В. Кожевников. Хорошие слова: мирный героизм. Я бы вложил в это понятие такие качества — честность, принципиальность, мужество, убежденность в своей правоте и в необходимости отстаивать ее всегда, в любых условиях. В конце концов именно в мирное время мы воспитываем в людях принципиальность, честность и прочие прекрасные качества. И если наше воспитание дает положительные результаты, то мы можем быть уверенными, что и на фронте молодые не подведут.

В. Левашов. Я бы вообще не исключал из нашего повседневного лексикона слово «фронт». Ведь и БАМ, и стройки Севера, Сибири — это тоже фронт, трудовой фронт, где его бойцам, нашей молодежи, приходится ежедневно сражаться с «врагом»: с тяжелыми климатическими условиями, с морозами, а иной раз с равнодушием, рутиной, авральщиной, с бракоделами, со штурмовщиной и так далее, и так далее. Они фронтовики, и должны помнить об этом и с гордостью нести это высокое звание.

Я приведу в пример трудную судьбу человека, совершившего в наши дни настоящий подвиг: уж не знаю, какой он — мирный или боевой. На XVII съезде ВЛКСМ я познакомился с Героем Социалистического Труда Картаузовым. Во время войны (а он тогда был совсем мальчишкой) в блокадном Ленинграде разрывом снаряда ему оторвало обе ноги. И мало того, что он научился ходить на протезах,— он добился, что ему выдали комсомольскую путевку, и с первыми эшелонами уехал осваивать целину.

В. Кожевников. Как же он ухитрился пройти медицинскую комиссию?

В. Левашов. Теперь это, пожалуй, не секрет: элементарный обман. Послал на медкомиссию друга вместо себя и по выданной тому справке уехал на целину. Но существа дела этот маленький обман не меняет: Картаузов стал Героем Социалистического Труда, живет и работает в Алтайском крае.

В. Кожевников. Это большой подвиг: суметь преодолеть себя.
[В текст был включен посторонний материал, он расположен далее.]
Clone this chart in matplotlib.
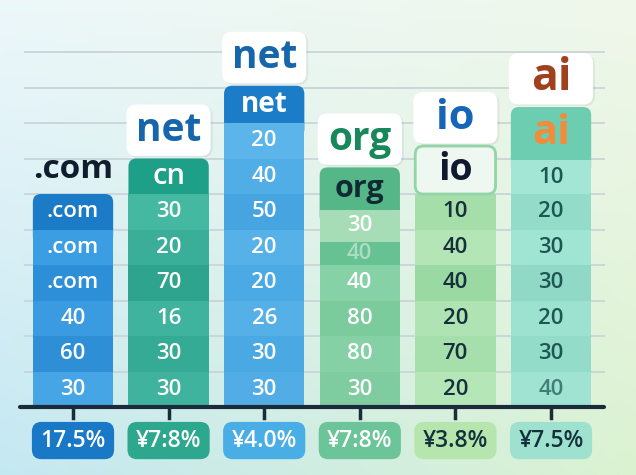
import numpy as np
import matplotlib
matplotlib.use("Agg")
import matplotlib.pyplot as plt
from matplotlib.patches import FancyBboxPatch

plt.rcParams['font.family'] = ['Open Sans', 'DejaVu Sans']

# data
top_labels = ['.com', 'net', 'net', 'org', 'io', 'ai']
headers = ['.com', 'cn', 'net', 'org', 'io', 'ai']
cells = [
    ['.com', '.com', '40', '60', '30'],
    ['30', '20', '70', '16', '30', '30'],
    ['20', '40', '50', '20', '20', '26', '30', '30'],
    ['30', '40', '40', '80', '80', '30'],
    ['10', '40', '40', '20', '70', '20'],
    ['10', '20', '30', '30', '20', '30', '40'],
]
# segment heights (top to bottom), one unit = one grid step
row_heights = [
    [1, 1, 1, 1, 1],
    [1, 1, 1, 1, 1, 1],
    [1, 1, 1, 1, 1, 1, 1, 1],
    [0.9, 0.65, 1, 1, 1, 1],
    [1, 1, 1, 1, 1, 1],
    [0.95, 1, 1, 1, 1, 1, 1],
]
header_heights = [1.0, 1.0, 1.05, 1.2, 1.35, 1.5]
bottom_labels = ['17.5%', '¥7:8%', '¥4.0%', '¥7:8%', '¥3.8%', '¥7.5%']

# styles
row_colors = [
    ['#3b9de2', '#2d8fd8', '#3a9be0', '#2e8fd7', '#45a5e5'],
    ['#45b8a2', '#3aae98', '#2ea38d', '#40b39e', '#35aa94', '#3fb39d'],
    ['#5bb5ea', '#50ade6', '#46a5e1', '#56b1e8', '#4ba9e4', '#55b0e8', '#4aa8e3', '#52ade6'],
    ['#a7ddb6', '#67c293', '#87d1a6', '#7bcb9d', '#86d0a5', '#7ecc9f'],
    ['#a6dea9', '#b3e5b6', '#9bd9a3', '#b0e3b3', '#a6dfac', '#b5e6b7'],
    ['#a4e6d6', '#92dcc9', '#a0e4d4', '#8fd9c6', '#9de2d1', '#93dcca', '#a0e3d3'],
]
row_text = ['white', 'white', 'white', 'white', '#15303a', '#1d5752']
header_colors = ['#1b7bc6', '#1d9f88', '#1b7cc8', '#55b787', '#eef8f1', '#6dcdb1']
header_text = ['white', 'white', 'white', '#0f2a33', '#0f1a2e', '#f28b3a']
header_sizes = [16, 21, 20, 22, 27, 30]
header_weights = ['semibold', 'semibold', 'bold', 'bold', 'bold', 'bold']
top_colors = ['#0f1d2c', '#1766ac', '#1766ac', '#17885a', '#1565b8', '#a0401c']
top_sizes = [24, 28, 28, 28, 30, 32]
bottom_colors = ['#1a79c6', '#2ea78f', '#4aaee6', '#6cc499', '#b6e6ae', '#9fe1cf']
bottom_text = ['white', 'white', 'white', 'white', '#14303a', '#14303a']

W, H = 636, 475
px_x, px_y = 95.6, 35.5          # pixels per data unit
x0_px, y0_px = 73, 407           # pixel of first bar centre / baseline
asp = px_x / px_y
bw = 0.84

fig = plt.figure(figsize=(W / 100, H / 100), dpi=100)
ax = fig.add_axes([0, 0, 1, 1])
xlim = (-x0_px / px_x, (W - x0_px) / px_x)
ylim = (-(H - y0_px) / px_y, y0_px / px_y)
ax.set_xlim(xlim)
ax.set_ylim(ylim)
ax.axis('off')

# background gradient
gx = np.linspace(0, 1, 200)
gy = np.linspace(0, 1, 150)[:, None, None]
left_b, right_b = np.array([0.77, 0.91, 0.95]), np.array([0.86, 0.95, 0.82])
left_t, right_t = np.array([0.93, 0.97, 0.98]), np.array([0.94, 0.97, 0.92])
bot = left_b + (right_b - left_b) * gx[:, None]
top = left_t + (right_t - left_t) * gx[:, None]
bg = bot[None] * (1 - gy) + top[None] * gy
ax.imshow(bg, extent=[*xlim, *ylim], origin='lower', aspect='auto', zorder=0)


def rbox(xc, y, w, h, r=0.085, **kw):
    p = FancyBboxPatch((xc - w / 2, y), w, h,
                       boxstyle=f"round,pad=0,rounding_size={r}",
                       mutation_aspect=asp, **kw)
    ax.add_patch(p)
    return p


# grid lines
ax.hlines(np.arange(1, 11), -0.51, 5.56, color='#c8d2d6', lw=1.2, zorder=1)

for i in range(6):
    hs = row_heights[i][::-1]
    cs = row_colors[i][::-1]
    labs = cells[i][::-1]
    bottoms = np.concatenate([[0], np.cumsum(hs)[:-1]])
    rows_top = sum(hs)
    top = rows_top + header_heights[i]

    # header block with rounded top
    if i == 4:
        rbox(i, rows_top, bw, header_heights[i], fc=header_colors[i],
             ec='#93d4a8', lw=2, zorder=4)
    else:
        rbox(i, rows_top - 0.4, bw, header_heights[i] + 0.4,
             fc=header_colors[i], ec='none', zorder=2)
    ax.text(i, rows_top + header_heights[i] / 2, headers[i], ha='center',
            va='center', fontsize=header_sizes[i], fontweight=header_weights[i],
            color=header_text[i], zorder=5)

    ax.bar([i] * len(hs), hs, bottom=bottoms, width=bw, color=cs,
           edgecolor='none', zorder=3)
    for b, h, lab in zip(bottoms, hs, labs):
        alpha = 0.45 if (i == 3 and h < 0.7) else 1
        col = '#3f7f78' if (i == 5 and b == 0) else row_text[i]
        ax.text(i, b + h / 2, lab, ha='center', va='center', fontsize=16,
                fontweight='semibold', color=col, alpha=alpha, zorder=5)

    # label above bar
    if i == 0:
        ax.text(i, top + 0.7, top_labels[i], ha='center', va='center',
                fontsize=top_sizes[i], fontweight='bold', color=top_colors[i],
                zorder=5)
    else:
        rbox(i + 0.02, top + 0.03, bw + 0.04, 1.45, r=0.1, fc='black',
             alpha=0.06, ec='none', zorder=3)
        rbox(i, top + 0.07, bw + 0.04, 1.45, r=0.1, fc='white',
             ec='none', zorder=4)
        ax.text(i, top + 0.07 + 0.72, top_labels[i], ha='center',
                va='center', fontsize=top_sizes[i], fontweight='bold',
                color=top_colors[i], zorder=5)

    # tick and bottom label
    ax.plot([i, i], [0, -0.3], color='#1c2b3a', lw=2.5, zorder=6)
    rbox(i, -1.47, bw + 0.02, 1.05, r=0.1, fc=bottom_colors[i], ec='none',
         zorder=4)
    ax.text(i, -0.95, bottom_labels[i], ha='center', va='center',
            fontsize=16.5, fontweight='semibold', color=bottom_text[i],
            zorder=5)

# axis line
ax.plot([-0.555, 5.55], [0, 0], color='#1c2b3a', lw=3,
        solid_capstyle='round', zorder=6)

fig.savefig('out.png', dpi=100)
И, кстати, сила и величие подвига Николая Островского не только в его военных делах, а именно в том, что он себя преодолел, беспомощность свою победил, сумел жить и работать парализованным. И на своей жизни до сих пор учит молодежь героизму. А героизм действительно многообразен, многолик. Стоит ли, например, разделять по своему значению подвиг токаря, сутками не уходившего с завода во время войны, и подвиг — именно подвиг! — комбайнера, работающего сегодня в страду от зари и дотемна? По-моему, не стоит. Они равнозначны, и не время, не условия определили их — отношение советского человека к своему делу, к своему долгу, к Родине, о которой прекрасно сказал поэт: «С такою землею пойдешь на жизнь, на труд, на праздник и на смерть!»